**TASK REQUIREMENTS:**
Which lines below fall between the one containing "The picture is" and the one containing "const series=[lowValues,mediumValues,highValues];"? Repeat them exactly, counting both of those lines, and add nothing else.

**THE INPUT:**
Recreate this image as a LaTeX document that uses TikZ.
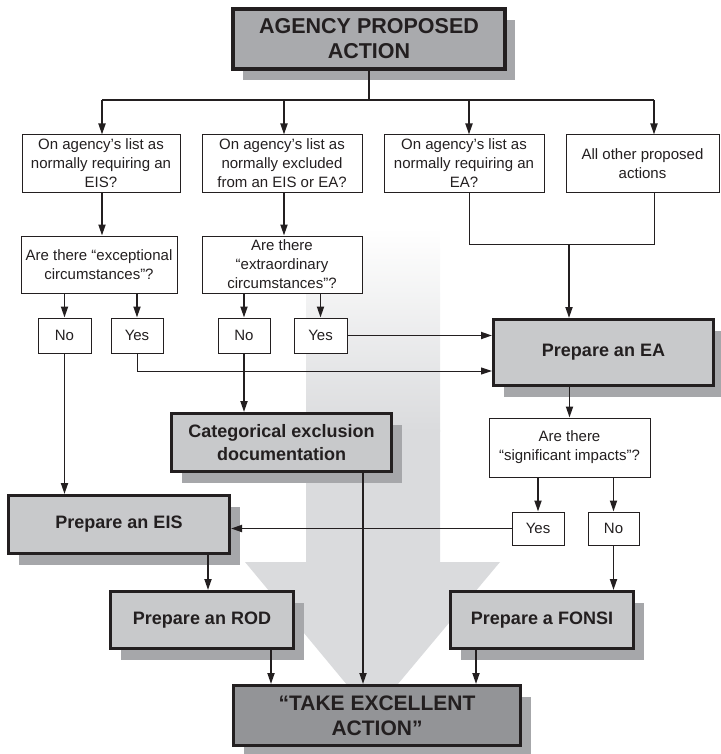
\documentclass[tikz,border=0pt]{standalone}
\usepackage{fontspec}
\setmainfont{Liberation Sans}
\usetikzlibrary{arrows.meta,shadows}
\definecolor{ink}{HTML}{231F20}
\definecolor{gfill}{HTML}{C8C9CB}
\definecolor{topfill}{HTML}{A9AAAD}
\definecolor{shgray}{HTML}{A6A7AA}
\definecolor{takefill}{HTML}{939497}
\definecolor{bgarrow}{HTML}{DADBDD}
\begin{document}
\begin{tikzpicture}[x=1pt,y=-1pt,
  qbox/.style={draw=ink, line width=1pt, fill=white, align=center, inner sep=0pt,
    text=ink, font=\fontsize{15}{19}\selectfont},
  gbox/.style={draw=ink, line width=3pt, fill=gfill, align=center, inner sep=0pt,
    text=ink, font=\bfseries\fontsize{18}{23}\selectfont,
    drop shadow={shadow xshift=10pt, shadow yshift=-11pt, fill=shgray, opacity=1}},
  arr/.style={draw=ink, line width=1.8pt, -{Triangle[length=11pt,width=7pt]}},
  thinarr/.style={draw=ink, line width=1pt, -{Triangle[length=11pt,width=7pt]}},
  thinline/.style={draw=ink, line width=1pt},
  busline/.style={draw=ink, line width=1.3pt},
  thickline/.style={draw=ink, line width=1.8pt}]
\useasboundingbox (0,0) rectangle (720,754);
% background arrow
\shade[top color=white, bottom color=bgarrow] (306,228) rectangle (440,431);
\fill[bgarrow] (306,430) -- (440,430) -- (440,562) -- (500,562) -- (372,715)
  -- (245,562) -- (306,562) -- cycle;
% nodes
\node[gbox, fill=topfill, line width=4pt, minimum width=272pt, minimum height=60pt,
  font=\bfseries\fontsize{21.5}{25}\selectfont] (top) at (369,39) {AGENCY PROPOSED\\ACTION};
\node[qbox, minimum width=158pt, minimum height=57pt] (q1) at (101,163.5) {On agency’s list as\\normally requiring an\\EIS?};
\node[qbox, minimum width=160pt, minimum height=57pt] (q2) at (282,163.5) {On agency’s list as\\normally excluded\\from an EIS or EA?};
\node[qbox, minimum width=160pt, minimum height=57pt] (q3) at (464,163.5) {On agency’s list as\\normally requiring an\\EA?};
\node[qbox, minimum width=153pt, minimum height=57pt] (q4) at (642.5,163.5) {All other proposed\\actions};
\node[qbox, minimum width=156pt, minimum height=57pt] (e1) at (99,264.5) {Are there “exceptional\\circumstances”?};
\node[qbox, minimum width=160pt, minimum height=57pt] (e2) at (282,264.5) {Are there\\“extraordinary\\circumstances”?};
\node[qbox, minimum width=53pt, minimum height=35pt] (no1) at (64.5,335.5) {No};
\node[qbox, minimum width=52pt, minimum height=35pt] (yes1) at (137,335.5) {Yes};
\node[qbox, minimum width=52pt, minimum height=35pt] (no2) at (244,335.5) {No};
\node[qbox, minimum width=53pt, minimum height=35pt] (yes2) at (320.5,335.5) {Yes};
\node[gbox, minimum width=220pt, minimum height=66pt] (ea) at (603.5,352.5) {Prepare an EA};
\node[gbox, minimum width=220pt, minimum height=58pt] (cat) at (281.5,442.5) {Categorical exclusion\\documentation};
\node[qbox, minimum width=161pt, minimum height=59pt] (sig) at (569.5,447.5) {Are there\\“significant impacts”?};
\node[gbox, minimum width=221pt, minimum height=58pt] (eis) at (119,524.5) {Prepare an EIS};
\node[qbox, minimum width=52pt, minimum height=33pt] (yes3) at (538,528.5) {Yes};
\node[qbox, minimum width=51pt, minimum height=33pt] (no3) at (613.5,528.5) {No};
\node[gbox, minimum width=183pt, minimum height=57pt] (rod) at (202,620) {Prepare an ROD};
\node[gbox, minimum width=183pt, minimum height=57pt] (fonsi) at (542,620) {Prepare a FONSI};
\node[gbox, fill=takefill, minimum width=287pt, minimum height=60pt,
  font=\bfseries\fontsize{21}{25}\selectfont] (take) at (377,715.5) {“TAKE EXCELLENT\\ACTION”};
% coordinates
\coordinate (b1) at (102,100);
\coordinate (b2) at (284,100);
\coordinate (b3) at (469,100);
\coordinate (b4) at (654,100);
\coordinate (m3) at (469,244);
\coordinate (m4) at (654,244);
\coordinate (mm) at (569,244);
\coordinate (y1c) at (137,371);
\coordinate (c1) at (363,0);
\coordinate (r1) at (208,0);
\coordinate (r2) at (271,0);
\coordinate (f1) at (476,0);
% connectors
\draw[thickline] (top.south) -- (top.south |- b1);
\draw[busline] (b1) -- (b4);
\draw[arr] (b1) -- (b1 |- q1.north);
\draw[arr] (b2) -- (b2 |- q2.north);
\draw[arr] (b3) -- (b3 |- q3.north);
\draw[arr] (b4) -- (b4 |- q4.north);
\draw[arr] (q1.south -| b1) -- (e1.north -| b1);
\draw[arr] (q2.south -| b2) -- (e2.north -| b2);
\draw[arr] (no1.north |- e1.south) -- (no1.north);
\draw[arr] (yes1.north |- e1.south) -- (yes1.north);
\draw[arr] (no2.north |- e2.south) -- (no2.north);
\draw[arr] (yes2.north |- e2.south) -- (yes2.north);
\draw[thinline] (q3.south -| m3) -- (m3) -- (m4) -- (q4.south -| m4);
\draw[arr] (mm) -- (mm |- ea.north);
\draw[arr] (yes2.east) -- (yes2.east -| ea.west);
\draw[thinarr] (yes1.south) -- (y1c) -- (y1c -| ea.west);
\draw[arr] (no2.south) -- (no2.south |- cat.north);
\draw[arr] (no1.south) -- (no1.south |- eis.north);
\draw[arr] (cat.south -| c1) -- (take.north -| c1);
\draw[arr] (sig.north |- ea.south) -- (sig.north);
\draw[arr] (yes3.north |- sig.south) -- (yes3.north);
\draw[arr] (no3.north |- sig.south) -- (no3.north);
\draw[arr] (yes3.west) -- (yes3.west -| eis.east);
\draw[arr] (no3.south) -- (no3.south |- fonsi.north);
\draw[arr] (eis.south -| r1) -- (rod.north -| r1);
\draw[arr] (rod.south -| r2) -- (take.north -| r2);
\draw[arr] (fonsi.south -| f1) -- (take.north -| f1);
\end{tikzpicture}
\end{document}
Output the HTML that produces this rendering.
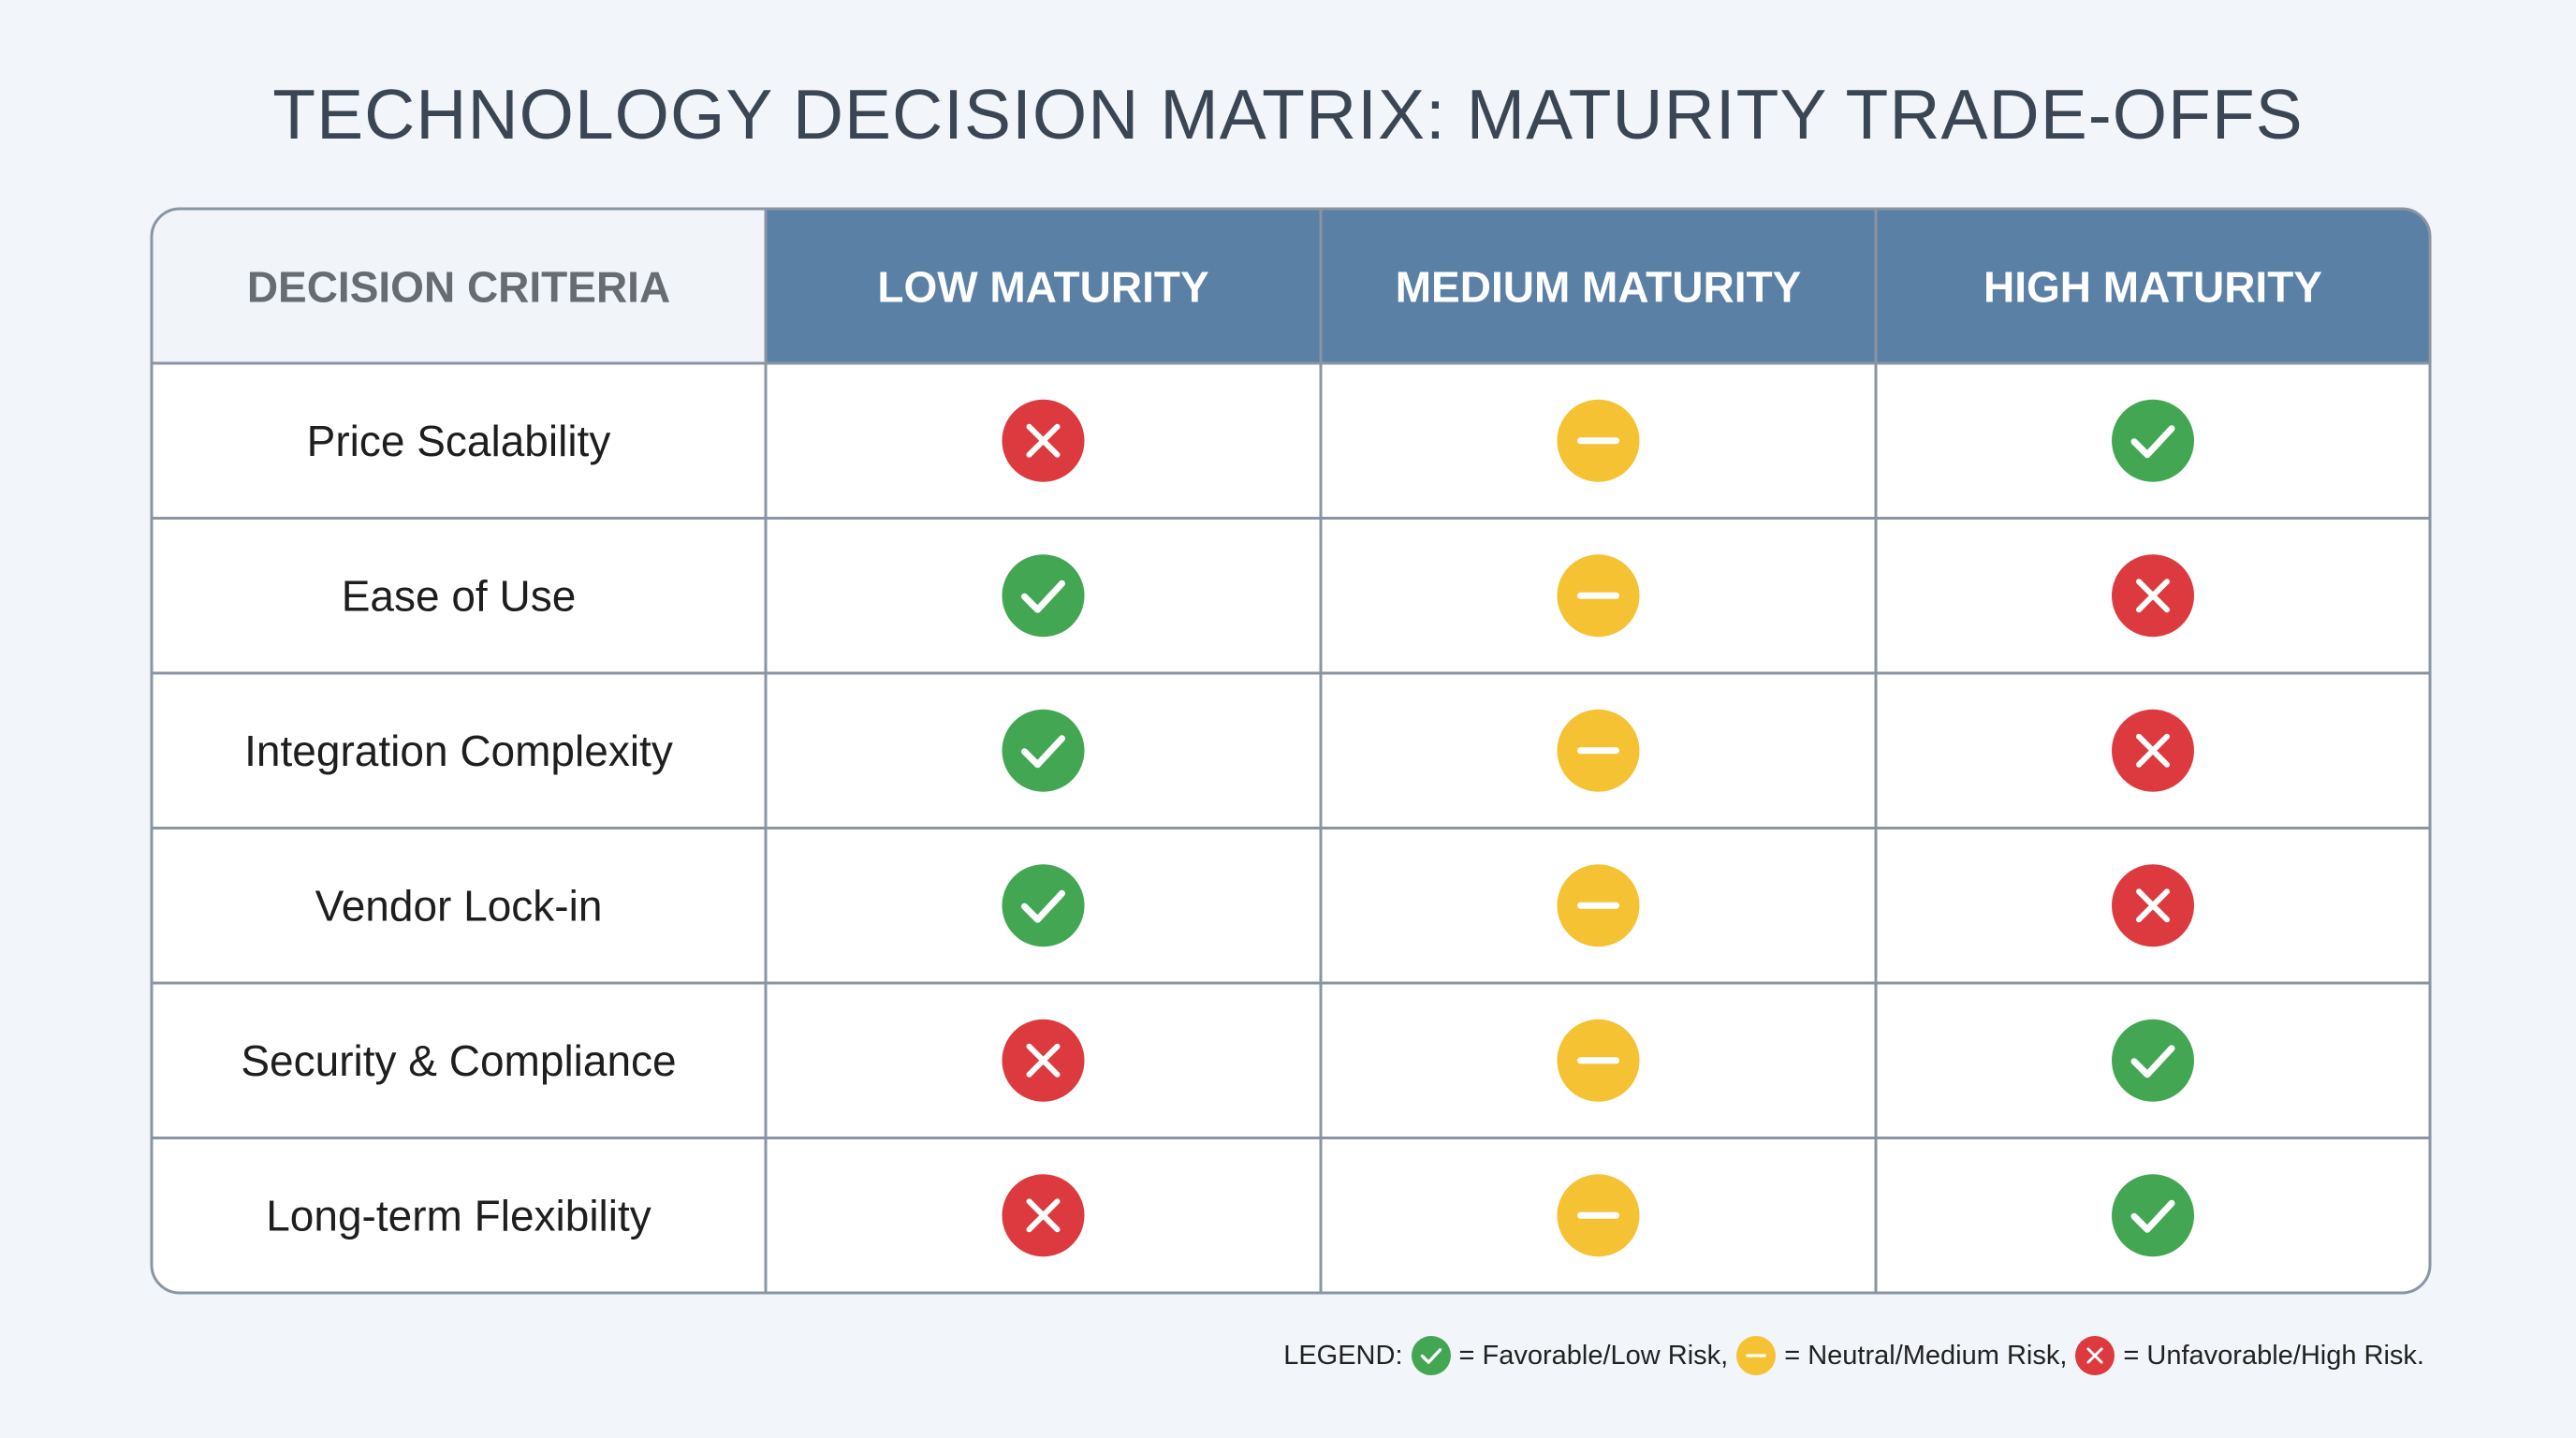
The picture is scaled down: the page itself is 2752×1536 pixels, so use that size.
<!DOCTYPE html>
<html><head><meta charset="utf-8">
<style>
html,body{margin:0;padding:0}
body{width:2752px;height:1536px;background:#f2f5f9;font-family:"Liberation Sans","DejaVu Sans",sans-serif;position:relative;overflow:hidden}
#title{position:absolute;left:0;top:72px;width:2752px;text-align:center;font-size:75px;color:#3b4654;letter-spacing:1px;line-height:100px}
#legend{position:absolute;right:162px;top:1426px;font-size:29px;color:#222;display:flex;align-items:center;height:44px;white-space:nowrap}
#legend svg{margin:0 8px;vertical-align:middle}
</style></head>
<body>
<div id="title">TECHNOLOGY DECISION MATRIX: MATURITY TRADE-OFFS</div>
<svg id="matrix" width="2752" height="1536" style="position:absolute;left:0;top:0"></svg>
<div id="legend"></div>
<script>
const criteria=["Price Scalability","Ease of Use","Integration Complexity","Vendor Lock-in","Security & Compliance","Long-term Flexibility"];
const columns=["LOW MATURITY","MEDIUM MATURITY","HIGH MATURITY"];
// 1 = favorable, 0 = neutral, -1 = unfavorable
const lowValues=[-1,1,1,1,-1,-1];
const mediumValues=[0,0,0,0,0,0];
const highValues=[1,-1,-1,-1,1,1];
const series=[lowValues,mediumValues,highValues];

const NS="http://www.w3.org/2000/svg";
const svg=document.getElementById('matrix');
const L=162,R=2596,T=223,B=1381,HB=388,CX=[162,818,1411,2004,2596];
const rowH=(B-HB)/criteria.length;
function rowY(i){return HB+i*rowH;}
function mk(tag,attrs,parent){const e=document.createElementNS(NS,tag);for(const k in attrs)e.setAttribute(k,attrs[k]);(parent||svg).appendChild(e);return e;}
function icon(parent,cx,cy,r,v){
  const g=mk('g',{},parent);
  const col=v>0?'#43a653':v<0?'#dc3a3e':'#f4c233';
  mk('circle',{cx:cx,cy:cy,r:r,fill:col},g);
  const s=r/44;
  if(v>0) mk('path',{d:`M${cx-20*s} ${cy+1*s} L${cx-6*s} ${cy+15*s} L${cx+20*s} ${cy-13*s}`,stroke:'#fff','stroke-width':7*s,fill:'none','stroke-linecap':'round','stroke-linejoin':'round'},g);
  else if(v<0) mk('path',{d:`M${cx-15*s} ${cy-15*s} L${cx+15*s} ${cy+15*s} M${cx+15*s} ${cy-15*s} L${cx-15*s} ${cy+15*s}`,stroke:'#fff','stroke-width':6*s,fill:'none','stroke-linecap':'round'},g);
  else mk('path',{d:`M${cx-19*s} ${cy} L${cx+19*s} ${cy}`,stroke:'#fff','stroke-width':7*s,'stroke-linecap':'round'},g);
  return g;
}
const defs=mk('defs',{});
const cp=mk('clipPath',{id:'clip'},defs);
mk('rect',{x:L,y:T,width:R-L,height:B-T,rx:30},cp);
const grp=mk('g',{'clip-path':'url(#clip)'});
mk('rect',{x:L,y:T,width:R-L,height:B-T,fill:'#ffffff'},grp);
mk('rect',{x:L,y:T,width:CX[1]-L,height:HB-T,fill:'#f1f4f8'},grp);
const hdr=mk('rect',{x:CX[1],y:T,width:R-CX[1],height:HB-T,fill:'#5b80a5'},grp);


const h0=mk('text',{x:(L+CX[1])/2,y:(T+HB)/2+17,'text-anchor':'middle','font-size':46,'font-weight':'bold',fill:'#676c72'});
h0.textContent='DECISION CRITERIA';


columns.forEach((c,j)=>{
  const t=mk('text',{x:(CX[j+1]+CX[j+2])/2,y:(T+HB)/2+17,'text-anchor':'middle','font-size':46,'font-weight':'bold',fill:'#ffffff'});
  t.textContent=c;
  
  
});
criteria.forEach((c,i)=>{
  const cy=rowY(i)+rowH/2;
  const t=mk('text',{x:(L+CX[1])/2,y:cy+16,'text-anchor':'middle','font-size':46,fill:'#1e1e1e'});
  t.textContent=c;
  
  
  series.forEach((vals,j)=>{
    const g=icon(svg,(CX[j+1]+CX[j+2])/2,cy,44,vals[i]);
    
    
  });
});
for(let i=0;i<criteria.length;i++){const y=rowY(i);mk('line',{x1:L,x2:R,y1:y,y2:y,stroke:'#8a95a3','stroke-width':3});}
for(let j=1;j<CX.length-1;j++)mk('line',{x1:CX[j],x2:CX[j],y1:T,y2:B,stroke:'#8a95a3','stroke-width':3});
mk('rect',{x:L,y:T,width:R-L,height:B-T,rx:30,fill:'none',stroke:'#8a95a3','stroke-width':3});

const leg=document.getElementById('legend');
function legIcon(v){const s=document.createElementNS(NS,'svg');s.setAttribute('width',44);s.setAttribute('height',44);icon(s,22,22,21,v);return s;}
leg.append('LEGEND:');leg.appendChild(legIcon(1));leg.append('= Favorable/Low Risk,');
leg.appendChild(legIcon(0));leg.append('= Neutral/Medium Risk,');
leg.appendChild(legIcon(-1));leg.append('= Unfavorable/High Risk.');
</script>
</body></html>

**EXERCISE RESPONSE:**
The picture is scaled down: the page itself is 2752×1536 pixels, so use that size.
<!DOCTYPE html>
<html><head><meta charset="utf-8">
<style>
html,body{margin:0;padding:0}
body{width:2752px;height:1536px;background:#f2f5f9;font-family:"Liberation Sans","DejaVu Sans",sans-serif;position:relative;overflow:hidden}
#title{position:absolute;left:0;top:72px;width:2752px;text-align:center;font-size:75px;color:#3b4654;letter-spacing:1px;line-height:100px}
#legend{position:absolute;right:162px;top:1426px;font-size:29px;color:#222;display:flex;align-items:center;height:44px;white-space:nowrap}
#legend svg{margin:0 8px;vertical-align:middle}
</style></head>
<body>
<div id="title">TECHNOLOGY DECISION MATRIX: MATURITY TRADE-OFFS</div>
<svg id="matrix" width="2752" height="1536" style="position:absolute;left:0;top:0"></svg>
<div id="legend"></div>
<script>
const criteria=["Price Scalability","Ease of Use","Integration Complexity","Vendor Lock-in","Security & Compliance","Long-term Flexibility"];
const columns=["LOW MATURITY","MEDIUM MATURITY","HIGH MATURITY"];
// 1 = favorable, 0 = neutral, -1 = unfavorable
const lowValues=[-1,1,1,1,-1,-1];
const mediumValues=[0,0,0,0,0,0];
const highValues=[1,-1,-1,-1,1,1];
const series=[lowValues,mediumValues,highValues];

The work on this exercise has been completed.